Coriolanus is a five-act tragedy by the English dramatist William Shakespeare. It belongs to the third period of his artistic development, when he wrote his great tragedies, such as Hamlet and Macbeth. It also belongs, with Julius Caesar and Antony and Cleopatra, to a group of plays dealing with Roman history. This subject held a particular fascination for the people of Elizabethan and Jacobean England. Experts believe that Coriolanus was Shakespeare’s last tragedy, written and performed probably in 1608. It was published in 1623.

William Shakespeare
William Shakespeare

Coriolanus is a tragedy based mainly on the English writer Sir Thomas North’s translation of Lives of the Noble Greeks and Romans, by the ancient Greek biographer Plutarch. Its central character is Caius Marcius, a haughty general of ancient Rome, who wins the surname Coriolanus by capturing the town of Corioli from the Volsci, an Italian people with whom the Romans are at war. Returning in triumph to Rome, Coriolanus is nominated for the position of consul, the highest political office in the land. He cannot conceal, however, his contempt for the common people of Rome, even though he needs their support to win the consulship. He soon makes himself unpopular with the fickle Roman mob, and the tribunes (Roman officials) find it easy to have him banished from the city.
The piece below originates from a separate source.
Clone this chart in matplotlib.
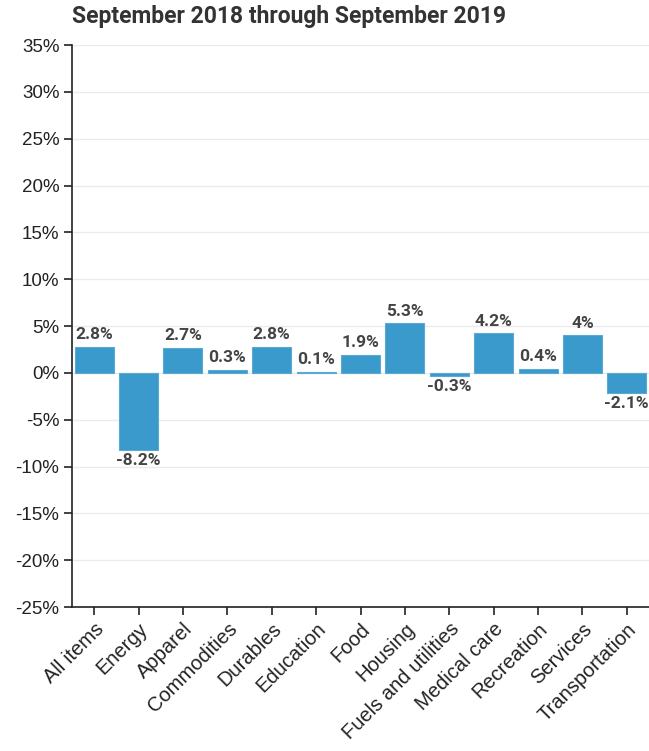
import matplotlib
matplotlib.use("Agg")
import matplotlib.pyplot as plt
import numpy as np

categories = ["All items", "Energy", "Apparel", "Commodities", "Durables", "Education",
              "Food", "Housing", "Fuels and utilities", "Medical care", "Recreation",
              "Services", "Transportation"]
values = [2.8, -8.2, 2.7, 0.3, 2.8, 0.1, 1.9, 5.3, -0.3, 4.2, 0.4, 4.0, -2.1]
yticks = [-25, -20, -15, -10, -5, 0, 5, 10, 15, 20, 25, 30, 35]
title = "September 2018 through September 2019"

fig = plt.figure(figsize=(6.49, 7.51), dpi=100)
ax = fig.add_axes([72/649, 1 - 607/751, (649 - 72)/649, (607 - 45)/751])

x = np.arange(len(categories))
ax.bar(x, values, width=0.88, color="#3a9acb", edgecolor="#5aaad4", linewidth=0.8, zorder=3)
ax.set_xlim(-0.5, len(categories) - 0.5)
ax.set_ylim(-25, 35)
ax.set_yticks(yticks)
ax.set_yticklabels([f"{t}%" for t in yticks], family="Liberation Sans", fontsize=13.5, color="#222222")
ax.set_xticks(x)
ax.set_xticklabels(categories, rotation=45, ha="right", rotation_mode="anchor",
                   family="Liberation Sans", fontsize=14.5, color="#222222")
ax.tick_params(axis="both", length=6, width=1.2, color="#222222", pad=3)
ax.grid(axis="y", color="#ebebeb", linewidth=1, zorder=0)
for s in ["top", "right"]:
    ax.spines[s].set_visible(False)
for s in ["left", "bottom"]:
    ax.spines[s].set_linewidth(1.2)
    ax.spines[s].set_color("#222222")

for xi, v in zip(x, values):
    lab = f"{v:g}%"
    if v >= 0:
        ax.text(xi, v + 0.5, lab, ha="center", va="bottom", fontsize=12.5, fontweight="bold",
                family="Roboto", color="#444444", zorder=4)
    else:
        ax.text(xi, v - 0.4, lab, ha="center", va="top", fontsize=12.5, fontweight="bold",
                family="Roboto", color="#444444", zorder=4)

fig.text(72/649, 1 - 16/751, title, ha="left", va="center", fontsize=16.5, fontweight="bold",
         family="Roboto", color="#333333")

fig.savefig("out.png", dpi=100)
Coriolanus joins forces with his old enemy, the Volscian general Tullus Aufidius, and leads an army against Rome in revenge for his treatment. He wins his way to its very walls. The Romans, seeking to save the city from destruction, send envoys from among Coriolanus’s old friends to propose terms for surrender, but to no avail. In the end, Coriolanus’s mother Volumnia, his gentle wife Virgilia, and his son are sent to plead with him to spare the city. He gives in to them, suspecting that by so doing he has ensured his own imminent death, and makes a treaty with Rome that is favorable to the Volscian people. He returns with the Volscian troops to the town of Antium. Here Aufidus turns on him, accusing him of treason against the Volsci, and with the help of a group of conspirators assassinates him in public.

The tragedy of Coriolanus raises issues that remain relevant today. Shakespeare questions the values of personal popularity and political success. The play also debates the conflicting interests of public and private life and the competing claims of an aristocracy versus a democracy.